* GIVEN PROBLEM *
Pictures stay out of the copy; restate everything else in the material exactly.

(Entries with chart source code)

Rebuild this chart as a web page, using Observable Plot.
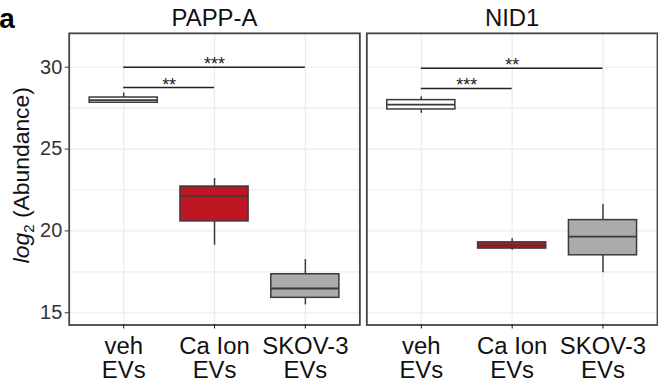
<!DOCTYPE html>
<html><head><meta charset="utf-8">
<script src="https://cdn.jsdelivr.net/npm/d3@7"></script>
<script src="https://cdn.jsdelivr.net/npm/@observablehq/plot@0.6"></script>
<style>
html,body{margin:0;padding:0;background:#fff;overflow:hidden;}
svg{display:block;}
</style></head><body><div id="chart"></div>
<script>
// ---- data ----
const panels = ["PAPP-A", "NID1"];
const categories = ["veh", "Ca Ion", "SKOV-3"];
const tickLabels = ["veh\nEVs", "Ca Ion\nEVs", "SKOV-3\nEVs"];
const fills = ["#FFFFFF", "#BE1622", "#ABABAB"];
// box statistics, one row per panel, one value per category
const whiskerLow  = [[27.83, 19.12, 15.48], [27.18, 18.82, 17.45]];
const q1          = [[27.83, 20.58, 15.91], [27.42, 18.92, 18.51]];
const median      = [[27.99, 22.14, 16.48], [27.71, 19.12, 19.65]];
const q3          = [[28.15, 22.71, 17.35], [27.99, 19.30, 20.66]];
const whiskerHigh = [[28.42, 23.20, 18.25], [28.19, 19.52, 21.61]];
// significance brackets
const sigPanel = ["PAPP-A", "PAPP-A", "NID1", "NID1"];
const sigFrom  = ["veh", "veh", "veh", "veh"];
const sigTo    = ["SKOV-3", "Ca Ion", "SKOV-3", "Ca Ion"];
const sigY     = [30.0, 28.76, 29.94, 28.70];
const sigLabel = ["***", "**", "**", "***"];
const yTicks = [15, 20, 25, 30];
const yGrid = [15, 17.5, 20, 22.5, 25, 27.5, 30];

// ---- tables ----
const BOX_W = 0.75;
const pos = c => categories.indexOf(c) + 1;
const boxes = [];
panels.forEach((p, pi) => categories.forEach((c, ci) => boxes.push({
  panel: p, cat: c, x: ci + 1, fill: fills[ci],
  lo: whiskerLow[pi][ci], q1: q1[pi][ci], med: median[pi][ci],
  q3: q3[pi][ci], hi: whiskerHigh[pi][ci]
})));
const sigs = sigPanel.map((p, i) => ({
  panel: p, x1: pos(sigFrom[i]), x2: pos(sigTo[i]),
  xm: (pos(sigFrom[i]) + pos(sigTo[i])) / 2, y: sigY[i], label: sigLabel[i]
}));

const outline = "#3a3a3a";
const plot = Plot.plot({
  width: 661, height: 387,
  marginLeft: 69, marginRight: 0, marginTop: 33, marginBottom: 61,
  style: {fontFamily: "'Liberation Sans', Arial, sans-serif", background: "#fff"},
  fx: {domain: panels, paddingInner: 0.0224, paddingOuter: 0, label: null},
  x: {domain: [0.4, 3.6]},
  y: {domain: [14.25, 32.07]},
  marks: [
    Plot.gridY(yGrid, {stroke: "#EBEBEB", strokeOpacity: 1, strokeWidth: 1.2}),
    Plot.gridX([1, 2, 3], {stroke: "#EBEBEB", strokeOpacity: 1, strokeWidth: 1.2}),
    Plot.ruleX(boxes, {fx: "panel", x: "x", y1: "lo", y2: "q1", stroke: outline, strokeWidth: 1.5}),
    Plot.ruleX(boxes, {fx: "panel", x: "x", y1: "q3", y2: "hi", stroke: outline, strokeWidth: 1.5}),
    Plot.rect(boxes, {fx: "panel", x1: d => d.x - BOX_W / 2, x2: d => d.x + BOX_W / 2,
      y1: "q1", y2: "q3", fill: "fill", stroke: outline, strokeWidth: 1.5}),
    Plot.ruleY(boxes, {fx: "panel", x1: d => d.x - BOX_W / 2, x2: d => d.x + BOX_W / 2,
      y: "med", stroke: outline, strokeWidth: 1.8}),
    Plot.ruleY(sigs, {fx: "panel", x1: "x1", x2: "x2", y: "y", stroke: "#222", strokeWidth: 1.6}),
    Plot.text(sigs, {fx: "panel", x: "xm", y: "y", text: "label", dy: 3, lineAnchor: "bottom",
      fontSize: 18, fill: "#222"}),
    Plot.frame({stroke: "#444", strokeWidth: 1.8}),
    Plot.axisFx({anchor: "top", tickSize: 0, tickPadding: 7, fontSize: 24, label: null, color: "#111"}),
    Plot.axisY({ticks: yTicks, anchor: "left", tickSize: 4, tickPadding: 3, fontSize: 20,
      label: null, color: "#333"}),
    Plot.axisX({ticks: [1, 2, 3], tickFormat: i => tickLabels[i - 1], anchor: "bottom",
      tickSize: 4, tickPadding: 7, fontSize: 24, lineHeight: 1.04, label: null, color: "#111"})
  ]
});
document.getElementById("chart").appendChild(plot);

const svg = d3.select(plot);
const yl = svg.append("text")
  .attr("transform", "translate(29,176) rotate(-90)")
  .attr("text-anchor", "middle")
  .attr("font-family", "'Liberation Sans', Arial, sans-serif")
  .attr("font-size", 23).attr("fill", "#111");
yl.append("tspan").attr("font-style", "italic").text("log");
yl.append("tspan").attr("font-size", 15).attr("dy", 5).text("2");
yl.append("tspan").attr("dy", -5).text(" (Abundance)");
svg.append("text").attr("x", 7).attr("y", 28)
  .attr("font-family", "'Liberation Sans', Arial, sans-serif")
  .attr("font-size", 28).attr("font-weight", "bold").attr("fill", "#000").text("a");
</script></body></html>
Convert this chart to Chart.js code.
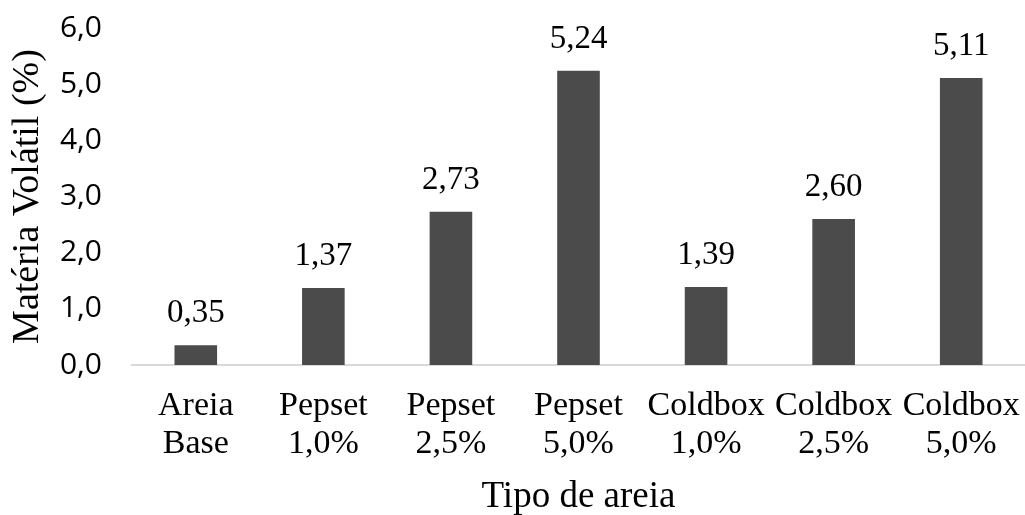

* TASK ANSWER *
Rebuild this chart as a web page, using Observable Plot.
<!DOCTYPE html>
<html><head><meta charset="utf-8">
<script src="https://cdn.jsdelivr.net/npm/d3@7"></script>
<script src="https://cdn.jsdelivr.net/npm/@observablehq/plot@0.6"></script>
<style>
html,body{margin:0;padding:0;background:#fff;overflow:hidden;}
svg{display:block;}
</style></head><body><div id="chart"></div>
<script>
// ---- data ----
const panels = ["PAPP-A", "NID1"];
const categories = ["veh", "Ca Ion", "SKOV-3"];
const tickLabels = ["veh\nEVs", "Ca Ion\nEVs", "SKOV-3\nEVs"];
const fills = ["#FFFFFF", "#BE1622", "#ABABAB"];
// box statistics, one row per panel, one value per category
const whiskerLow  = [[27.83, 19.12, 15.48], [27.18, 18.82, 17.45]];
const q1          = [[27.83, 20.58, 15.91], [27.42, 18.92, 18.51]];
const median      = [[27.99, 22.14, 16.48], [27.71, 19.12, 19.65]];
const q3          = [[28.15, 22.71, 17.35], [27.99, 19.30, 20.66]];
const whiskerHigh = [[28.42, 23.20, 18.25], [28.19, 19.52, 21.61]];
// significance brackets
const sigPanel = ["PAPP-A", "PAPP-A", "NID1", "NID1"];
const sigFrom  = ["veh", "veh", "veh", "veh"];
const sigTo    = ["SKOV-3", "Ca Ion", "SKOV-3", "Ca Ion"];
const sigY     = [30.0, 28.76, 29.94, 28.70];
const sigLabel = ["***", "**", "**", "***"];
const yTicks = [15, 20, 25, 30];
const yGrid = [15, 17.5, 20, 22.5, 25, 27.5, 30];

// ---- tables ----
const BOX_W = 0.75;
const pos = c => categories.indexOf(c) + 1;
const boxes = [];
panels.forEach((p, pi) => categories.forEach((c, ci) => boxes.push({
  panel: p, cat: c, x: ci + 1, fill: fills[ci],
  lo: whiskerLow[pi][ci], q1: q1[pi][ci], med: median[pi][ci],
  q3: q3[pi][ci], hi: whiskerHigh[pi][ci]
})));
const sigs = sigPanel.map((p, i) => ({
  panel: p, x1: pos(sigFrom[i]), x2: pos(sigTo[i]),
  xm: (pos(sigFrom[i]) + pos(sigTo[i])) / 2, y: sigY[i], label: sigLabel[i]
}));

const outline = "#3a3a3a";
const plot = Plot.plot({
  width: 661, height: 387,
  marginLeft: 69, marginRight: 0, marginTop: 33, marginBottom: 61,
  style: {fontFamily: "'Liberation Sans', Arial, sans-serif", background: "#fff"},
  fx: {domain: panels, paddingInner: 0.0224, paddingOuter: 0, label: null},
  x: {domain: [0.4, 3.6]},
  y: {domain: [14.25, 32.07]},
  marks: [
    Plot.gridY(yGrid, {stroke: "#EBEBEB", strokeOpacity: 1, strokeWidth: 1.2}),
    Plot.gridX([1, 2, 3], {stroke: "#EBEBEB", strokeOpacity: 1, strokeWidth: 1.2}),
    Plot.ruleX(boxes, {fx: "panel", x: "x", y1: "lo", y2: "q1", stroke: outline, strokeWidth: 1.5}),
    Plot.ruleX(boxes, {fx: "panel", x: "x", y1: "q3", y2: "hi", stroke: outline, strokeWidth: 1.5}),
    Plot.rect(boxes, {fx: "panel", x1: d => d.x - BOX_W / 2, x2: d => d.x + BOX_W / 2,
      y1: "q1", y2: "q3", fill: "fill", stroke: outline, strokeWidth: 1.5}),
    Plot.ruleY(boxes, {fx: "panel", x1: d => d.x - BOX_W / 2, x2: d => d.x + BOX_W / 2,
      y: "med", stroke: outline, strokeWidth: 1.8}),
    Plot.ruleY(sigs, {fx: "panel", x1: "x1", x2: "x2", y: "y", stroke: "#222", strokeWidth: 1.6}),
    Plot.text(sigs, {fx: "panel", x: "xm", y: "y", text: "label", dy: 3, lineAnchor: "bottom",
      fontSize: 18, fill: "#222"}),
    Plot.frame({stroke: "#444", strokeWidth: 1.8}),
    Plot.axisFx({anchor: "top", tickSize: 0, tickPadding: 7, fontSize: 24, label: null, color: "#111"}),
    Plot.axisY({ticks: yTicks, anchor: "left", tickSize: 4, tickPadding: 3, fontSize: 20,
      label: null, color: "#333"}),
    Plot.axisX({ticks: [1, 2, 3], tickFormat: i => tickLabels[i - 1], anchor: "bottom",
      tickSize: 4, tickPadding: 7, fontSize: 24, lineHeight: 1.04, label: null, color: "#111"})
  ]
});
document.getElementById("chart").appendChild(plot);

const svg = d3.select(plot);
const yl = svg.append("text")
  .attr("transform", "translate(29,176) rotate(-90)")
  .attr("text-anchor", "middle")
  .attr("font-family", "'Liberation Sans', Arial, sans-serif")
  .attr("font-size", 23).attr("fill", "#111");
yl.append("tspan").attr("font-style", "italic").text("log");
yl.append("tspan").attr("font-size", 15).attr("dy", 5).text("2");
yl.append("tspan").attr("dy", -5).text(" (Abundance)");
svg.append("text").attr("x", 7).attr("y", 28)
  .attr("font-family", "'Liberation Sans', Arial, sans-serif")
  .attr("font-size", 28).attr("font-weight", "bold").attr("fill", "#000").text("a");
</script></body></html>
Convert this chart to Chart.js code.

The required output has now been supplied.